Required work —
Retype each line of the material exactly, please, skipping any picture in it.

Supplied data —
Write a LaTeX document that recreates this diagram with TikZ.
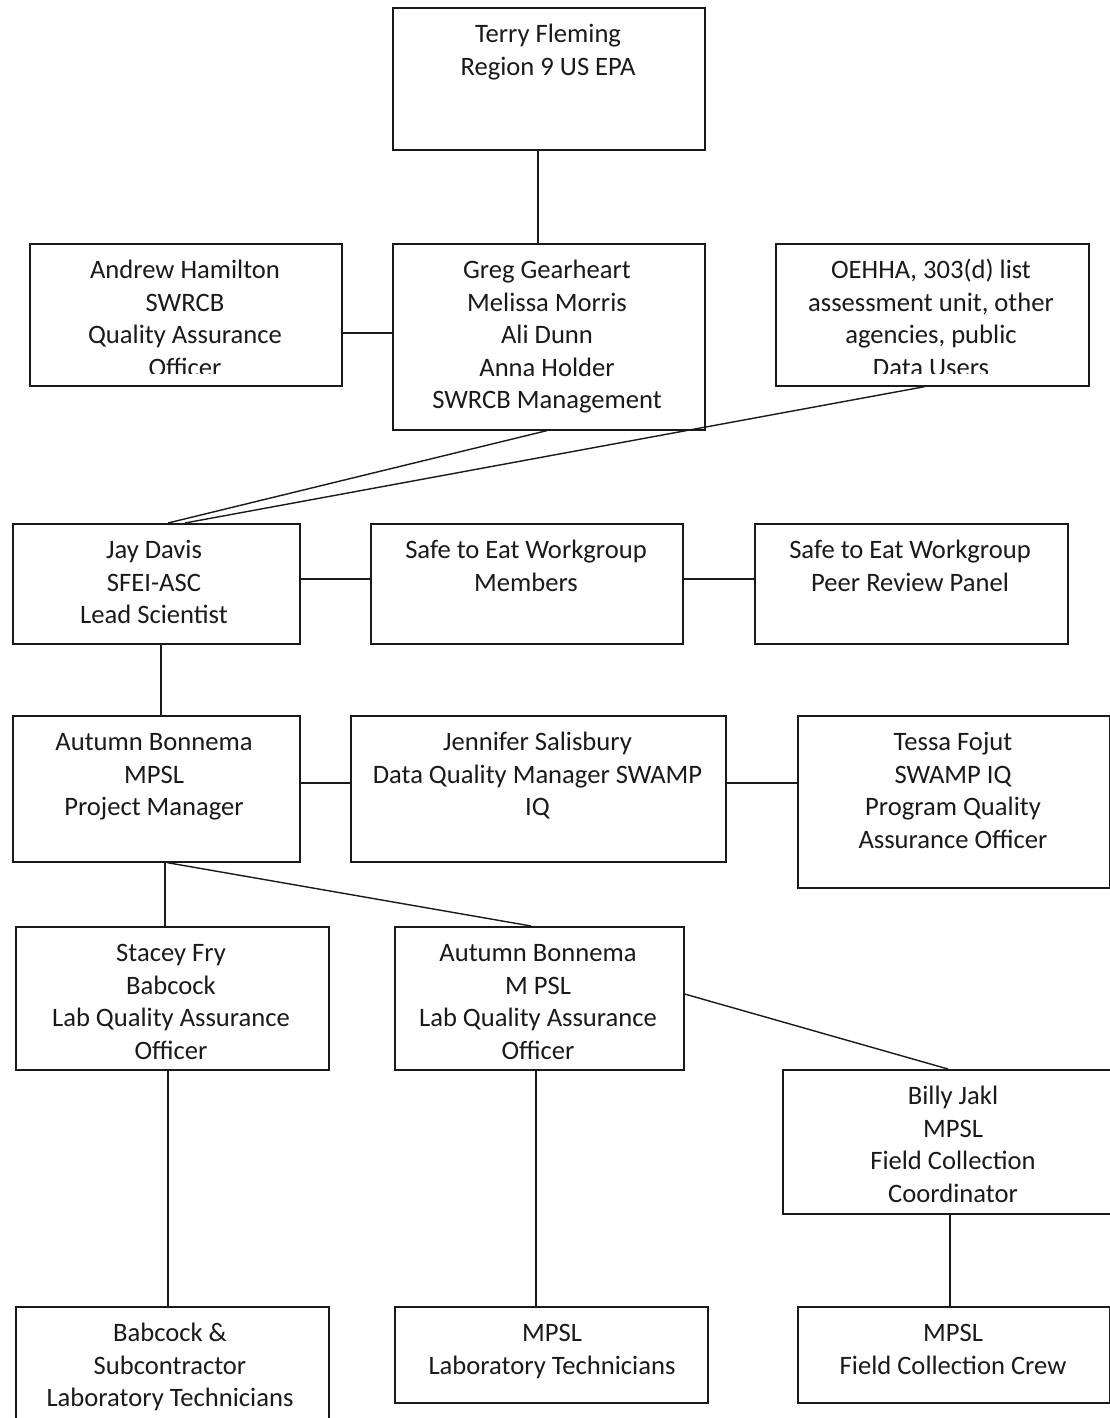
\documentclass[tikz,border=0pt]{standalone}
\usepackage{fontspec}
\setmainfont{Carlito}
\usetikzlibrary{calc}
\definecolor{ink}{HTML}{1A1A1A}
\newcommand\obox[5]{\node[obox, minimum width=#4pt, minimum height=#5pt, anchor=north west] (#1) at (#2,#3) {};}
\newcommand\otext[4]{\node[otext] (#1) at (#2,#3+11.5) {\rule{0pt}{24pt}#4};}
\begin{document}
\begin{tikzpicture}[x=1pt,y=-1pt,
  obox/.style={draw=ink, line width=1.6pt, fill=none, inner sep=0pt, rectangle},
  otext/.style={anchor=north, inner sep=0pt, align=center, text=ink, font=\fontsize{26.6}{32.5}\selectfont},
  conn/.style={draw=ink, line width=1.4pt}]
\useasboundingbox[fill=white] (0,0) rectangle (1110,1418);
% boxes
\obox{terry}{392}{7}{312}{142}
\obox{andrew}{29}{243}{312}{142}
\obox{greg}{392}{243}{312}{186}
\obox{oehha}{775}{243}{313}{142}
\obox{jay}{12}{523}{287}{120}
\obox{safe}{370}{523}{312}{120}
\obox{peer}{754}{523}{313}{120}
\obox{autumn}{12}{715}{287}{146}
\obox{jen}{350}{715}{375}{146}
\obox{tessa}{797}{715}{312}{172}
\obox{stacey}{15}{926}{313}{143}
\obox{autlab}{394}{926}{289}{143}
\obox{billy}{782}{1069}{342}{144}
\obox{babcock}{15}{1306}{313}{150}
\obox{mpsl}{394}{1306}{313}{96}
\obox{crew}{797}{1306}{312}{96}
% texts
\otext{terryT}{548}{7}{Terry Fleming\\Region 9 US EPA}
\begin{scope}
\clip (0,0) rectangle (1110,373);
\otext{andrewT}{185}{243}{Andrew Hamilton\\SWRCB\\Quality Assurance\\Officer}
\otext{oehhaT}{931}{243}{OEHHA, 303(d) list\\assessment unit, other\\agencies, public\\Data Users}
\end{scope}
\otext{gregT}{547}{243}{Greg Gearheart\\Melissa Morris\\Ali Dunn\\Anna Holder\\SWRCB Management}
\otext{jayT}{154}{523}{Jay Davis\\SFEI-ASC\\Lead Scientist}
\otext{safeT}{526}{523}{Safe to Eat Workgroup\\Members}
\otext{peerT}{910}{523}{Safe to Eat Workgroup\\Peer Review Panel}
\otext{autumnT}{154}{715}{Autumn Bonnema\\MPSL\\Project Manager}
\otext{jenT}{537.5}{715}{Jennifer Salisbury\\Data Quality Manager SWAMP\\IQ}
\otext{tessaT}{953}{715}{Tessa Fojut\\SWAMP IQ\\Program Quality\\Assurance Officer}
\otext{staceyT}{171}{926}{Stacey Fry\\Babcock\\Lab Quality Assurance\\Officer}
\otext{autlabT}{538}{926}{Autumn Bonnema\\M PSL\\Lab Quality Assurance\\Officer}
\otext{billyT}{953}{1069}{Billy Jakl\\MPSL\\Field Collection\\Coordinator}
\otext{babcockT}{170}{1306}{Babcock \&\\Subcontractor\\Laboratory Technicians}
\otext{mpslT}{552}{1306}{MPSL\\Laboratory Technicians}
\otext{crewT}{953}{1306}{MPSL\\Field Collection Crew}
% connectors
\draw[conn] ([xshift=146pt]terry.south west) -- ([xshift=146pt]greg.north west);
\draw[conn] ([yshift=-90pt]andrew.north east) -- ([yshift=-90pt]greg.north west);
\draw[conn] ([xshift=155pt]greg.south west) -- ([xshift=156pt]jay.north west);
\draw[conn] ([xshift=150pt]oehha.south west) -- ([xshift=173pt]jay.north west);
\draw[conn] ([yshift=-56pt]jay.north east) -- ([yshift=-56pt]safe.north west);
\draw[conn] ([yshift=-56pt]safe.north east) -- ([yshift=-56pt]peer.north west);
\draw[conn] ([xshift=149pt]jay.south west) -- ([xshift=149pt]autumn.north west);
\draw[conn] ([yshift=-68pt]autumn.north east) -- ([yshift=-68pt]jen.north west);
\draw[conn] ([yshift=-68pt]jen.north east) -- ([yshift=-68pt]tessa.north west);
\draw[conn] ([xshift=153pt]autumn.south west) -- ([xshift=150pt]stacey.north west);
\draw[conn] ([xshift=155pt]autumn.south west) -- ([xshift=137pt]autlab.north west);
\draw[conn] ([yshift=-68pt]autlab.north east) -- ([xshift=166pt]billy.north west);
\draw[conn] ([xshift=153pt]stacey.south west) -- ([xshift=153pt]babcock.north west);
\draw[conn] ([xshift=142pt]autlab.south west) -- ([xshift=142pt]mpsl.north west);
\draw[conn] ([xshift=168pt]billy.south west) -- ([xshift=153pt]crew.north west);
\end{tikzpicture}
\end{document}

Task solution —
Write a LaTeX document that recreates this diagram with TikZ.
\documentclass[tikz,border=0pt]{standalone}
\usepackage{fontspec}
\setmainfont{Carlito}
\usetikzlibrary{calc}
\definecolor{ink}{HTML}{1A1A1A}
\newcommand\obox[5]{\node[obox, minimum width=#4pt, minimum height=#5pt, anchor=north west] (#1) at (#2,#3) {};}
\newcommand\otext[4]{\node[otext] (#1) at (#2,#3+11.5) {\rule{0pt}{24pt}#4};}
\begin{document}
\begin{tikzpicture}[x=1pt,y=-1pt,
  obox/.style={draw=ink, line width=1.6pt, fill=none, inner sep=0pt, rectangle},
  otext/.style={anchor=north, inner sep=0pt, align=center, text=ink, font=\fontsize{26.6}{32.5}\selectfont},
  conn/.style={draw=ink, line width=1.4pt}]
\useasboundingbox[fill=white] (0,0) rectangle (1110,1418);
% boxes
\obox{terry}{392}{7}{312}{142}
\obox{andrew}{29}{243}{312}{142}
\obox{greg}{392}{243}{312}{186}
\obox{oehha}{775}{243}{313}{142}
\obox{jay}{12}{523}{287}{120}
\obox{safe}{370}{523}{312}{120}
\obox{peer}{754}{523}{313}{120}
\obox{autumn}{12}{715}{287}{146}
\obox{jen}{350}{715}{375}{146}
\obox{tessa}{797}{715}{312}{172}
\obox{stacey}{15}{926}{313}{143}
\obox{autlab}{394}{926}{289}{143}
\obox{billy}{782}{1069}{342}{144}
\obox{babcock}{15}{1306}{313}{150}
\obox{mpsl}{394}{1306}{313}{96}
\obox{crew}{797}{1306}{312}{96}
% texts
\otext{terryT}{548}{7}{Terry Fleming\\Region 9 US EPA}
\begin{scope}
\clip (0,0) rectangle (1110,373);
\otext{andrewT}{185}{243}{Andrew Hamilton\\SWRCB\\Quality Assurance\\Officer}
\otext{oehhaT}{931}{243}{OEHHA, 303(d) list\\assessment unit, other\\agencies, public\\Data Users}
\end{scope}
\otext{gregT}{547}{243}{Greg Gearheart\\Melissa Morris\\Ali Dunn\\Anna Holder\\SWRCB Management}
\otext{jayT}{154}{523}{Jay Davis\\SFEI-ASC\\Lead Scientist}
\otext{safeT}{526}{523}{Safe to Eat Workgroup\\Members}
\otext{peerT}{910}{523}{Safe to Eat Workgroup\\Peer Review Panel}
\otext{autumnT}{154}{715}{Autumn Bonnema\\MPSL\\Project Manager}
\otext{jenT}{537.5}{715}{Jennifer Salisbury\\Data Quality Manager SWAMP\\IQ}
\otext{tessaT}{953}{715}{Tessa Fojut\\SWAMP IQ\\Program Quality\\Assurance Officer}
\otext{staceyT}{171}{926}{Stacey Fry\\Babcock\\Lab Quality Assurance\\Officer}
\otext{autlabT}{538}{926}{Autumn Bonnema\\M PSL\\Lab Quality Assurance\\Officer}
\otext{billyT}{953}{1069}{Billy Jakl\\MPSL\\Field Collection\\Coordinator}
\otext{babcockT}{170}{1306}{Babcock \&\\Subcontractor\\Laboratory Technicians}
\otext{mpslT}{552}{1306}{MPSL\\Laboratory Technicians}
\otext{crewT}{953}{1306}{MPSL\\Field Collection Crew}
% connectors
\draw[conn] ([xshift=146pt]terry.south west) -- ([xshift=146pt]greg.north west);
\draw[conn] ([yshift=-90pt]andrew.north east) -- ([yshift=-90pt]greg.north west);
\draw[conn] ([xshift=155pt]greg.south west) -- ([xshift=156pt]jay.north west);
\draw[conn] ([xshift=150pt]oehha.south west) -- ([xshift=173pt]jay.north west);
\draw[conn] ([yshift=-56pt]jay.north east) -- ([yshift=-56pt]safe.north west);
\draw[conn] ([yshift=-56pt]safe.north east) -- ([yshift=-56pt]peer.north west);
\draw[conn] ([xshift=149pt]jay.south west) -- ([xshift=149pt]autumn.north west);
\draw[conn] ([yshift=-68pt]autumn.north east) -- ([yshift=-68pt]jen.north west);
\draw[conn] ([yshift=-68pt]jen.north east) -- ([yshift=-68pt]tessa.north west);
\draw[conn] ([xshift=153pt]autumn.south west) -- ([xshift=150pt]stacey.north west);
\draw[conn] ([xshift=155pt]autumn.south west) -- ([xshift=137pt]autlab.north west);
\draw[conn] ([yshift=-68pt]autlab.north east) -- ([xshift=166pt]billy.north west);
\draw[conn] ([xshift=153pt]stacey.south west) -- ([xshift=153pt]babcock.north west);
\draw[conn] ([xshift=142pt]autlab.south west) -- ([xshift=142pt]mpsl.north west);
\draw[conn] ([xshift=168pt]billy.south west) -- ([xshift=153pt]crew.north west);
\end{tikzpicture}
\end{document}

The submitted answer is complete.